Do you think that if you do something that absolute everyone in the entire world would disapprove of you are pretty much guaranteed that you are doing THE WRONG THING?
I am taking the world's most ill-deserved and foolhardy vacation on earth. Of which all reasonable people on earth would disapprove. Except my husband. He is both reasonable and not disapproving. The reason he doesn't disapprove (I think) is that he knew I was crazy when he married me and he's generally tolerant. Maybe I have browbeaten him over the years into going along with all my crazy plans. Like those times I made him take walks in sub-zero weather in the snow at 2 a.m. because I could not sleep without walks, etc. A terrible breaking in period and yet one which benefits me at the moment. He was crazy then too, I must say in my defense but not in a way that leads to frostbite.
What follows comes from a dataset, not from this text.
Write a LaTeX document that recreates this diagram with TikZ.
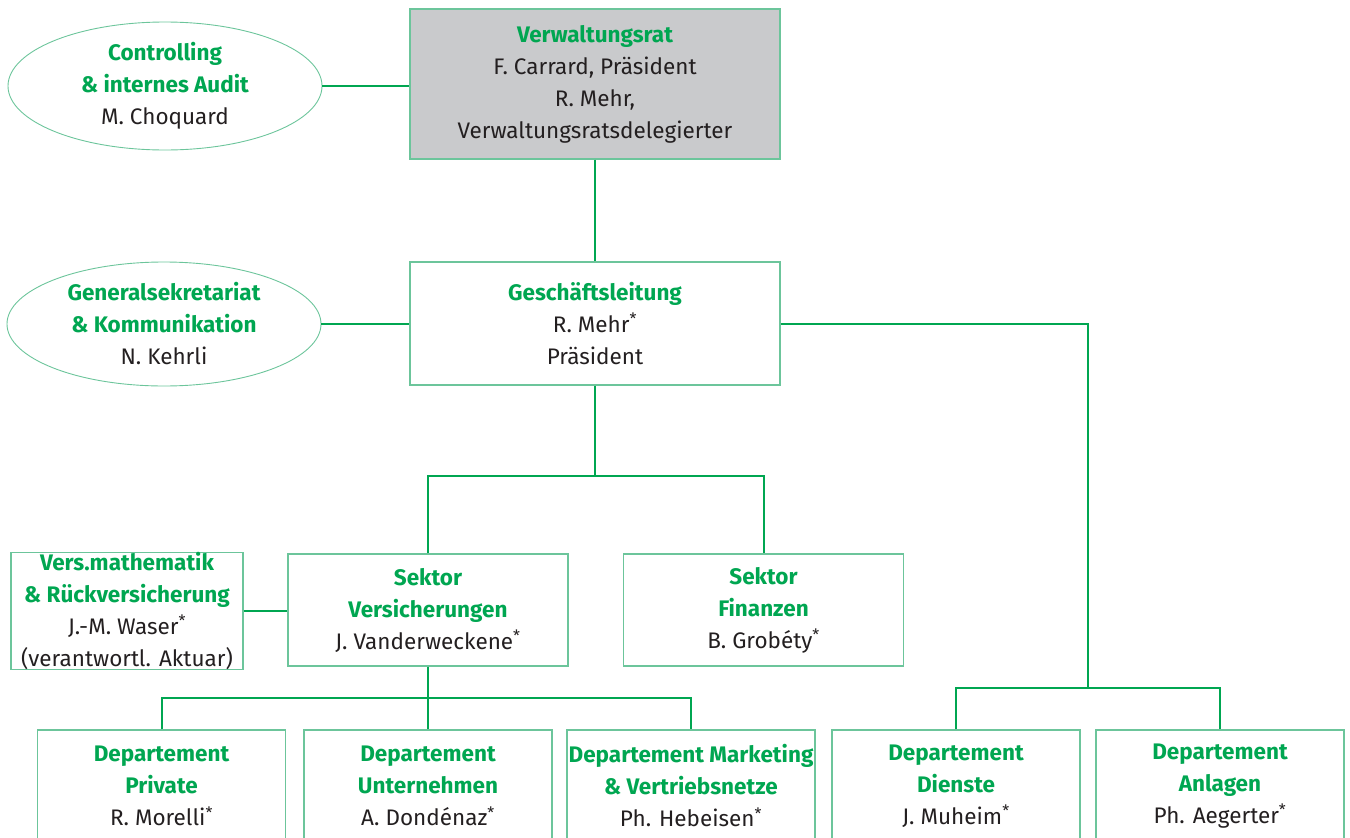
\documentclass[tikz,border=0pt]{standalone}
\usepackage{fontspec}
\setmainfont{Fira Sans}
\usepackage{xcolor}
\definecolor{cgreen}{HTML}{00A651}
\definecolor{cframe}{HTML}{6CC59B}
\definecolor{cgray}{HTML}{C9CACC}
\definecolor{cdark}{HTML}{231F20}
\usepackage{tikz}
\usetikzlibrary{shapes.geometric}
\tikzset{
Unit/.style={
	draw=cframe, line width=1.2pt,
	align=center, text=cdark,
	font=\fontsize{22.5}{32}\selectfont,
	inner sep=0pt
},
BoardUnit/.style={
	Unit,
	fill=cgray
},
StaffUnit/.style={
	Unit, ellipse,
	line width=0.9pt
},
SectorUnit/.style={
	Unit,
	minimum width=280pt, minimum height=112pt
},
DeptUnit/.style={
	Unit,
	minimum width=248pt, minimum height=112pt
},
Edge/.style={
	draw=cgreen, line width=2pt
}
}
\newcommand{\Head}[1]{{\bfseries\color{cgreen}#1}}
\newcommand{\Mem}{\textsuperscript{*}}

\begin{document}
\begin{tikzpicture}[x=1pt, y=-1pt]
	\useasboundingbox (0,0) rectangle (1350,838);

	% top levels
	\node[BoardUnit, minimum width=370pt, minimum height=150pt] (vr) at (595,84) {\Head{Verwaltungsrat}\\F. Carrard, Präsident\\R. Mehr,\\Verwaltungsratsdelegierter};
	\node[Unit, minimum width=370pt, minimum height=123pt] (gl) at (595,323.5) {\Head{Geschäftsleitung}\\R. Mehr\Mem\\Präsident};

	\node[StaffUnit, minimum width=314pt, minimum height=128pt] (ctrl) at (165,86) {\Head{Controlling}\\\Head{\& internes Audit}\\M. Choquard};
	\node[StaffUnit, minimum width=314pt, minimum height=124pt] (gs) at (164,324) {\Head{Generalsekretariat}\\\Head{\& Kommunikation}\\N. Kehrli};

	% sectors
	\node[Unit, minimum width=232pt, minimum height=112pt] (vm) at (127,611) {\Head{Vers.mathematik}\\\Head{\& Rückversicherung}\\J.-M. Waser\Mem\\(verantwortl. Aktuar)};
	\node[SectorUnit] (sv) at (428,610) {\Head{Sektor}\\\Head{Versicherungen}\\J. Vanderweckene\Mem};
	\node[SectorUnit] (sf) at (763.5,610) {\Head{Sektor}\\\Head{Finanzen}\\B. Grobéty\Mem};

	% departements
	\node[DeptUnit] (dp) at (161.5,786) {\Head{Departement}\\\Head{Private}\\R. Morelli\Mem};
	\node[DeptUnit] (du) at (428,786) {\Head{Departement}\\\Head{Unternehmen}\\A. Dondénaz\Mem};
	\node[DeptUnit] (dm) at (691,786) {\Head{Departement Marketing}\\\Head{\& Vertriebsnetze}\\Ph. Hebeisen\Mem};
	\node[DeptUnit] (dd) at (956,786) {\Head{Departement}\\\Head{Dienste}\\J. Muheim\Mem};
	\node[DeptUnit] (da) at (1220,786) {\Head{Departement}\\\Head{Anlagen}\\Ph. Aegerter\Mem};

	\coordinate (sekjoin) at (595,476);
	\coordinate (depjoin) at (428,698);
	\coordinate (diajoin) at (1088,688);

	\draw[Edge] (ctrl.east) -- (ctrl.east -| vr.west);
	\draw[Edge] (gs.east) -- (gs.east -| gl.west);
	\draw[Edge] (vm.east) -- (vm.east -| sv.west);
	\draw[Edge] (vr.south) -- (gl.north);
	\draw[Edge] (gl.south) -- (sekjoin);
	\draw[Edge] (sv.north) |- (sekjoin) -| (sf.north);
	\draw[Edge] (gl.east) -| (diajoin);
	\draw[Edge] (dd.north) |- (diajoin) -| (da.north);
	\draw[Edge] (sv.south) -- (du.north);
	\draw[Edge] (dp.north) |- (depjoin) -| (dm.north);
\end{tikzpicture}
\end{document}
Or maybe he simply hides his disapproval.
But what the fuck? WHAT THE FUCK AM I DOING?
I am completely insolvent, ready to declare bankruptcy practically and I get this largish tax refund. So I'm like: WOOOOH...VACATION. YEAH!
Now, I'm planning to use the tax refund to pay down my debt. I have to do this crazy thing where I don't pay my credit cards and then I tell them that they should have me pay less than I owe because otherwise I am going to declare bankruptcy.
So that's like: The height of financial desperation, no?
But in general I'm feeling insane and desperate. It's different than other times. Not like I've never felt desperate like this. But it's like this...I cannot describe. Imagine if you could never relax, ever. You know that feeling when you are about to speak in public or about to take a test or you just got in trouble at work or something? Well, then think about having that feeling all the time. While your brain is also scanning the world for imminent threats. In addition, you are being frequently confronted with the fact that you are an awful, terrible person in hundreds of different ways. But you feel completely isolated from every other human being. All your life, your parents and siblings were sort of bound to you (in a complex way but with love) and you expected to see them. Next, imagine you had this feeling that you never cared if you ever saw them again. Or anyone. Except for perhaps your child.
That's kind of what happened to me. It's actually not the worst experience I've ever had, in terms of insanity. But it feels like one for which there is a cure. I don't have the energy at this point to seek a cure. So I went out of town for two days. And the feeling lifted slightly.
That's when the idea of taking a vacation I can't afford started to gel. In fact, I started to realize that when people talk about needing vacations this might not be just some dumbass thing. People might actually really and truly need vacations. Not time off work. I actually got time off work. But time away from where they normally live and struggle. To sort of remember who they are, outside all the fear and guilt that daily life brings by the handful.
I had these strange shocks over the last few years. Those shocks when people die. Those shocks when you find out what you thought was a baby is not going to be a live person after all. Those shocks of having that happen again, and the blood and gore. Those shocks when it looks like you are going to lose your job. Those shocks when it looks like your husband is going to lose his job. Those shocks when you find out some people you love are hellbent on their own destruction and there's nothing you can do to stop them. So it's going to hurt like hell when the terrible thing does happen but all you can do is wait. Those shocks when you find out you can't pay your bills.
I tried to take two vacations in the last 3 years. During each, I found out that someone I loved was about to die.
When I write this, I realize it is normal life. The only annoying thing is that we are supposed to pretend to be normal all the time in normal life. How is that even possible?
I think that's what I hate the most: The pretending to be normal. It does so much damage. I go to buy black pants because I can't miss work and I need some thick material to hide all the mess from a miscarriage. But I have to act like a completely normal person while all this is happening. That did something to me, something very bizarre that I can't quite describe.
Anyway, unaffordable vacation. I thought about killing myself or going into a mental hospital or some sort of reset. I've been so horribly, horribly afraid these last few years. What the hell else is going to happen. It could be simply an ordinary person's life but I simply don't take bad news very well.
But NOTHING BAD IS HAPPENING RIGHT NOW. I am desperate to find a way to get this information into my brain so that I can enjoy my life, see its beauty. Everything is OK but I cannot get the message. I cannot explain this. I really tried hard to think of a way to get the message that everything is OK and may remain OK for some indefinite period. So, a vacation. In an unfamiliar place, a very unfamiliar place. For only 5 days, to avoid any missing of school.
It started when I found out the doctor's office had no record of a physical for my daughter, the Spring vacation camp therefore wouldn't take her and my doctor and every doctor absolutely refused to give her a physical in the next two weeks so she could be in camp. So I have to take the week off to care for her. I know it sounds crazy but the next thing I know, I am making plans to go to the Caribbean.